--- start ---

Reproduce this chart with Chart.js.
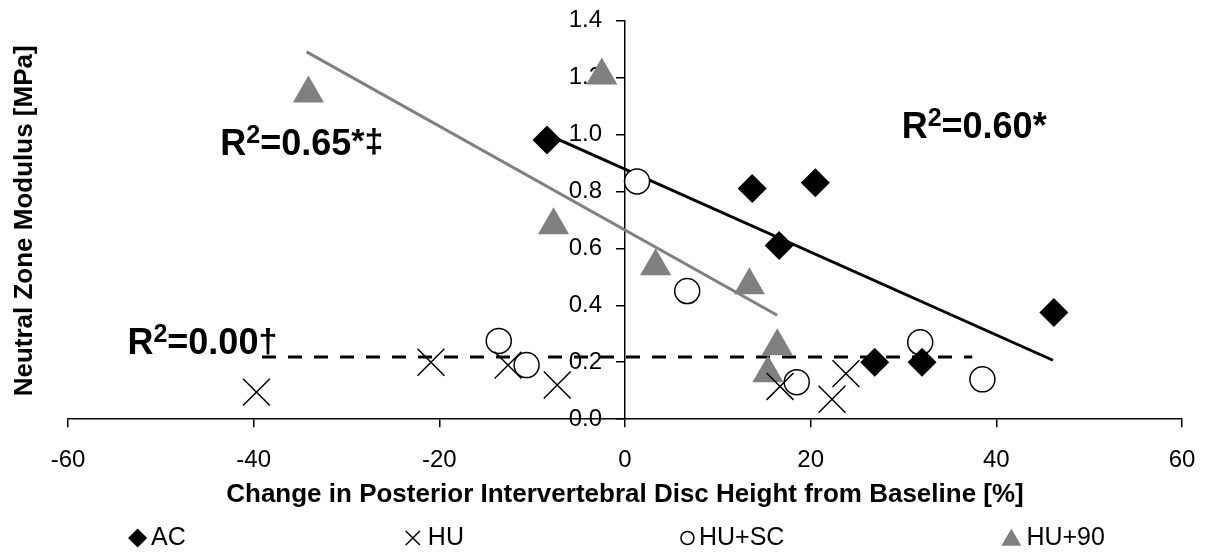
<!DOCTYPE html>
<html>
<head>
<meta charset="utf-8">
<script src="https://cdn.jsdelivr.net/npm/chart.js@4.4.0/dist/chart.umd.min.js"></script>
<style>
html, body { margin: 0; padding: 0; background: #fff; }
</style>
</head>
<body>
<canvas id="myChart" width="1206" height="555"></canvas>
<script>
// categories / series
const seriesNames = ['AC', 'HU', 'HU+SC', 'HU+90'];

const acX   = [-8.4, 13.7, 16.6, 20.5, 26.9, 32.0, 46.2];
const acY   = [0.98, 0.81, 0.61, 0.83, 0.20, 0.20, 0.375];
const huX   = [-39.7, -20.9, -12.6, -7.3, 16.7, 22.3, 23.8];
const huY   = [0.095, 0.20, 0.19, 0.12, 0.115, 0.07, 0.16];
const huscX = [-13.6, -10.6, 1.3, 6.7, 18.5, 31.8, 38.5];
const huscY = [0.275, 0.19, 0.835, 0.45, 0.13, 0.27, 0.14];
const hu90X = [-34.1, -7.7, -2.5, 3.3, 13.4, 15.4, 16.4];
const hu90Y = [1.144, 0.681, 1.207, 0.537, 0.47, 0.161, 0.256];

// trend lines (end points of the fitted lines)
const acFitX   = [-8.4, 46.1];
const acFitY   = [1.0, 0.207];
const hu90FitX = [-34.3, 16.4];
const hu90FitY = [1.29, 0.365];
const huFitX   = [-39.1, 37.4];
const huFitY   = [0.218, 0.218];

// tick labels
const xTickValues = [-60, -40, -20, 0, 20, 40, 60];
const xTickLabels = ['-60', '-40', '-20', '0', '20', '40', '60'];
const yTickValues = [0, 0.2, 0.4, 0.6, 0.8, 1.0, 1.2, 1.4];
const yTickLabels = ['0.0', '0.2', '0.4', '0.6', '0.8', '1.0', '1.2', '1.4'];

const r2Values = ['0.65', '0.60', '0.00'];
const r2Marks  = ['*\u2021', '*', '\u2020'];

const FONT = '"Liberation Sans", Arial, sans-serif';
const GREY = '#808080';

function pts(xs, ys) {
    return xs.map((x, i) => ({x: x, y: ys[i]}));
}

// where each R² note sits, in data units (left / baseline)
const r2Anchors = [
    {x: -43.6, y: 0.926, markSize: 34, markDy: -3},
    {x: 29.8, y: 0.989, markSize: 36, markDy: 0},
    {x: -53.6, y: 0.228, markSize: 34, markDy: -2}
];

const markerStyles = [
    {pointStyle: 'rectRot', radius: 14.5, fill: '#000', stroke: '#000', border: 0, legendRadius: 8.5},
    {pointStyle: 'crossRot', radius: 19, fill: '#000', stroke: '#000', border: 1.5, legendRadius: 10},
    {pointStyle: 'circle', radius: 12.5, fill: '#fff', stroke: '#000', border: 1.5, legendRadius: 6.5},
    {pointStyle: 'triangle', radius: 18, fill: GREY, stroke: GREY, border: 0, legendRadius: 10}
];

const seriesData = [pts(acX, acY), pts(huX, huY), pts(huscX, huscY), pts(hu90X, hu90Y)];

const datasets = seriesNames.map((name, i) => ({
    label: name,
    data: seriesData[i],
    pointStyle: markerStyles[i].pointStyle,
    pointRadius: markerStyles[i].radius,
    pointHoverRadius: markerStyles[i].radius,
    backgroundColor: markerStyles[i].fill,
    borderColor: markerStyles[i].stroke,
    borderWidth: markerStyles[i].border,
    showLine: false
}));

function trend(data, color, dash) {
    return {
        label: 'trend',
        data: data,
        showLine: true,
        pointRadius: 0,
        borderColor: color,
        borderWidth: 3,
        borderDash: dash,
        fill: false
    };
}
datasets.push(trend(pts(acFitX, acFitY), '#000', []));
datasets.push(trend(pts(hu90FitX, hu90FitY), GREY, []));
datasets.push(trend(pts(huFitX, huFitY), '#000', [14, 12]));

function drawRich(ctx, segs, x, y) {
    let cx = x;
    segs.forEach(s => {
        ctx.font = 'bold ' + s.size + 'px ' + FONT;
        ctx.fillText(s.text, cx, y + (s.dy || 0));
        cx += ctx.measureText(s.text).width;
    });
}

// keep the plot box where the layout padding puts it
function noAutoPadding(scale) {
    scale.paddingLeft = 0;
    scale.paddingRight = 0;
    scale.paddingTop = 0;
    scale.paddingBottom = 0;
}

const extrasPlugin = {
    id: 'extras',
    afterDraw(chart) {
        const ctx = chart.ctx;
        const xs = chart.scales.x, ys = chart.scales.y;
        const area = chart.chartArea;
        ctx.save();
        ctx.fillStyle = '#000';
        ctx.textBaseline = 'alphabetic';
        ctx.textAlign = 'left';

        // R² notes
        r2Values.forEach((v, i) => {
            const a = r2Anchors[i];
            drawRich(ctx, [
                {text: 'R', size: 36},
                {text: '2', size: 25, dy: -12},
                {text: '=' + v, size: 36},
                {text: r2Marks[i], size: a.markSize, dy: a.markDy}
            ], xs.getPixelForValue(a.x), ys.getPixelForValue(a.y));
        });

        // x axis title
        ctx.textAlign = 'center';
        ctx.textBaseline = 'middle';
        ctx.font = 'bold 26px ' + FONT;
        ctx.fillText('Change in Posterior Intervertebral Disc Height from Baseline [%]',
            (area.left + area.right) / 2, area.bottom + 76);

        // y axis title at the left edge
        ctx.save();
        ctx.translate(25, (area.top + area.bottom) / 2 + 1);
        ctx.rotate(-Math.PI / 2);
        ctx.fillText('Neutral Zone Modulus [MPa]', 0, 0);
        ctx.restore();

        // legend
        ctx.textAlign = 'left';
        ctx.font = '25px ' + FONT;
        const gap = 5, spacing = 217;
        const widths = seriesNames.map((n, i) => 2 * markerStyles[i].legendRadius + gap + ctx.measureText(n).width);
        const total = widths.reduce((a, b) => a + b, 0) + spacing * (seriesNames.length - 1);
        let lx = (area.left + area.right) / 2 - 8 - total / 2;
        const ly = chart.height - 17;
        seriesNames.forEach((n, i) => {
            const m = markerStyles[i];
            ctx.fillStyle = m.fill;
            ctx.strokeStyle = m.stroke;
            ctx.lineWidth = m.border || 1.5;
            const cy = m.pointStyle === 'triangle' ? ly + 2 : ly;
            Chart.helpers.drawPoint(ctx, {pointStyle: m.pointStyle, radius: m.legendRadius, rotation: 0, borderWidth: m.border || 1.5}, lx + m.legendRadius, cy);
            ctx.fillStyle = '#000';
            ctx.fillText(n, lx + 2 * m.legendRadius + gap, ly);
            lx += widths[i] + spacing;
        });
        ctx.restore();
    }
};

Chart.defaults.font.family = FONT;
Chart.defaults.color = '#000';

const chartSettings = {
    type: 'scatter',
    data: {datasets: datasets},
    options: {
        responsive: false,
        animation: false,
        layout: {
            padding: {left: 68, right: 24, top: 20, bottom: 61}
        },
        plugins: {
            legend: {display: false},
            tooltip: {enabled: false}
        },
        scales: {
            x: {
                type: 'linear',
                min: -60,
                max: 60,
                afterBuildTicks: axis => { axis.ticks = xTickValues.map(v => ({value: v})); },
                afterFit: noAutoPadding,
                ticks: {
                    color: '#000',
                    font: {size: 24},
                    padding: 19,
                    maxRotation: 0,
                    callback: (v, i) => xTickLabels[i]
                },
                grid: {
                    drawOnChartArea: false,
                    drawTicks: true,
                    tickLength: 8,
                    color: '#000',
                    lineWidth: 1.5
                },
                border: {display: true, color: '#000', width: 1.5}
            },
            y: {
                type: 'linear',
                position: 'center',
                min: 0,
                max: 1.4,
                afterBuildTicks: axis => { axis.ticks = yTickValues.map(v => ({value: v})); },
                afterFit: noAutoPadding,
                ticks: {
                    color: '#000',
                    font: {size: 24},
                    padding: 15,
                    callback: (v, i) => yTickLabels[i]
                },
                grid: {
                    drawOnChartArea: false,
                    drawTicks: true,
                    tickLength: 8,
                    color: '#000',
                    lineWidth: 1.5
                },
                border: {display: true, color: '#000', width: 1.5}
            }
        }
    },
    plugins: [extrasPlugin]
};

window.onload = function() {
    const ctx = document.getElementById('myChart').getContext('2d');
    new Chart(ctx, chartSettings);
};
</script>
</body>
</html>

--- end ---

§ **Problem description**: Up to and including the line with "['*\u2021', '*', '\u2020'];", copy the data above from its first line. Skip pictures.

§ **Full response**:
Reproduce this chart with Chart.js.
<!DOCTYPE html>
<html>
<head>
<meta charset="utf-8">
<script src="https://cdn.jsdelivr.net/npm/chart.js@4.4.0/dist/chart.umd.min.js"></script>
<style>
html, body { margin: 0; padding: 0; background: #fff; }
</style>
</head>
<body>
<canvas id="myChart" width="1206" height="555"></canvas>
<script>
// categories / series
const seriesNames = ['AC', 'HU', 'HU+SC', 'HU+90'];

const acX   = [-8.4, 13.7, 16.6, 20.5, 26.9, 32.0, 46.2];
const acY   = [0.98, 0.81, 0.61, 0.83, 0.20, 0.20, 0.375];
const huX   = [-39.7, -20.9, -12.6, -7.3, 16.7, 22.3, 23.8];
const huY   = [0.095, 0.20, 0.19, 0.12, 0.115, 0.07, 0.16];
const huscX = [-13.6, -10.6, 1.3, 6.7, 18.5, 31.8, 38.5];
const huscY = [0.275, 0.19, 0.835, 0.45, 0.13, 0.27, 0.14];
const hu90X = [-34.1, -7.7, -2.5, 3.3, 13.4, 15.4, 16.4];
const hu90Y = [1.144, 0.681, 1.207, 0.537, 0.47, 0.161, 0.256];

// trend lines (end points of the fitted lines)
const acFitX   = [-8.4, 46.1];
const acFitY   = [1.0, 0.207];
const hu90FitX = [-34.3, 16.4];
const hu90FitY = [1.29, 0.365];
const huFitX   = [-39.1, 37.4];
const huFitY   = [0.218, 0.218];

// tick labels
const xTickValues = [-60, -40, -20, 0, 20, 40, 60];
const xTickLabels = ['-60', '-40', '-20', '0', '20', '40', '60'];
const yTickValues = [0, 0.2, 0.4, 0.6, 0.8, 1.0, 1.2, 1.4];
const yTickLabels = ['0.0', '0.2', '0.4', '0.6', '0.8', '1.0', '1.2', '1.4'];

const r2Values = ['0.65', '0.60', '0.00'];
const r2Marks  = ['*\u2021', '*', '\u2020'];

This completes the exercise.